Dass die dystopischen Zukunftsvisionen in Sorokins Romanen der letzten Jahre nicht nur stilistisch meisterhaft, sondern auch politisch sehr treffend sind, lässt sich daran erkennen, dass sie nach und nach von der Realität eingeholt werden. Die unheilvolle Verschmelzung von Staat und Kirche, von Nationalismus und Orthodoxie, eine monarchistisch anmutende Gewaltherrschaft und die komplette Isolation Russlands vom Westen, wie Sorokin sie 2006 in „Der Tag des Opritschniks“ beschrieb, ist heute weniger übersteigerte Dystopie als zugespitzte Gegenwartsanalyse. Sorokins Texte haben die Abgründe der russischen Politik und Gesellschaft bloßgestellt, bevor sie sich in der Realität zugespitzt haben und offenkundig sichtbar wurden.

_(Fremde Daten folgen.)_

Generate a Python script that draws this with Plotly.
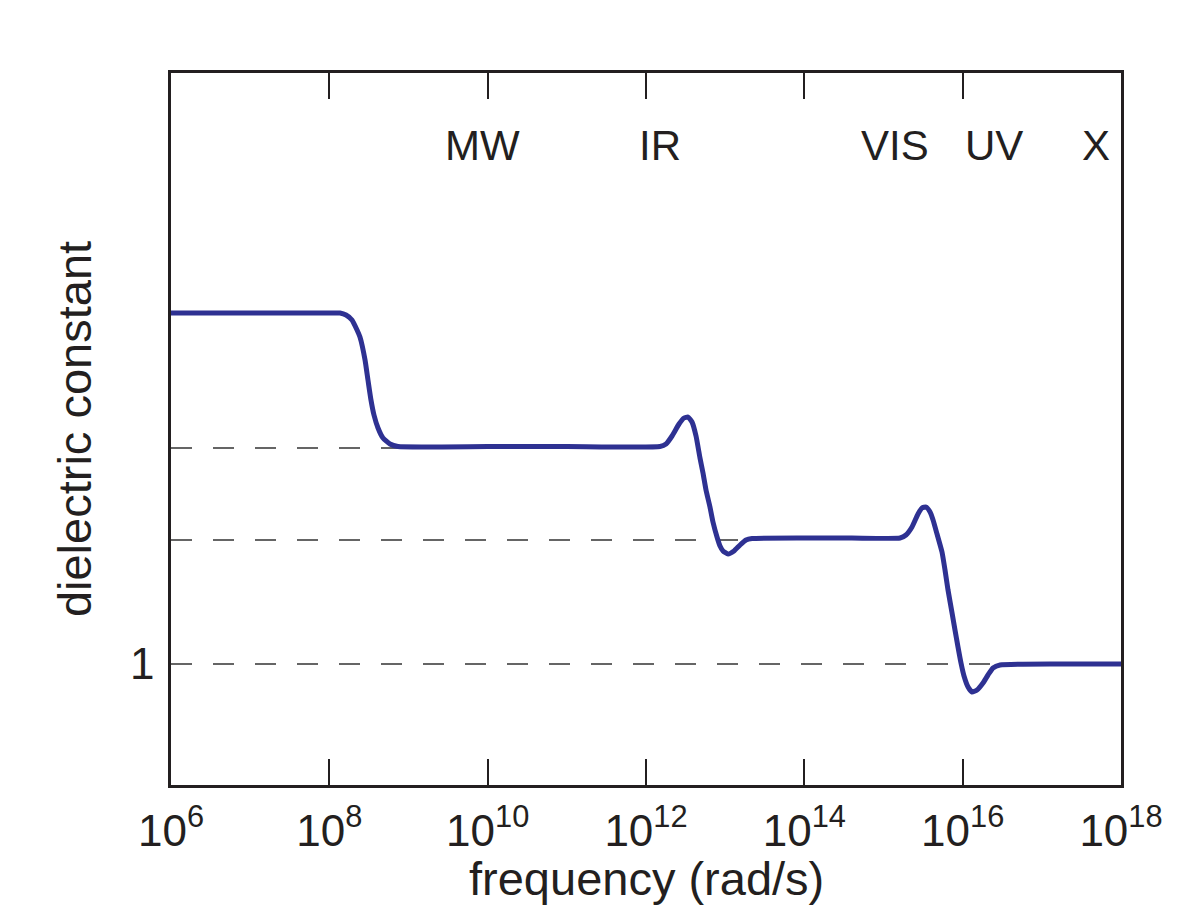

Kritik an etablierten Autor*innen
Doch auch Sorokin und andere etablierte oppositionelle Autor*innen sind unter Putin-Kritiker*innen nicht unumstritten. Einige queerfeministische und dekoloniale Autor*innen und Aktivist*innen sehen sie eher als Teil des Problems denn der Lösung. Sorokin, Glukhovsky und Co. seien zwar gegen Putin, reproduzierten aber letztlich imperialistische und koloniale Werte. Zu einer Veränderung des Bewusstseins und damit der Gesellschaft in Russland trügen sie nicht bei. Auch die privilegierte Position der im Westen bekannten oppositionellen Intellektuellen wird kritisch betrachtet: Die meisten von ihnen hatten auch schon vor Ausbruch des Krieges einen Wohnsitz im Ausland und können ihre Texte frei veröffentlichen, während viele andere, die nicht dem Bild des oppositionellen Schriftstellers entsprechen, das sich in Westeuropa vermarkten lässt, nicht die Möglichkeit haben, das Land zu verlassen, und Repressionen ausgesetzt sind.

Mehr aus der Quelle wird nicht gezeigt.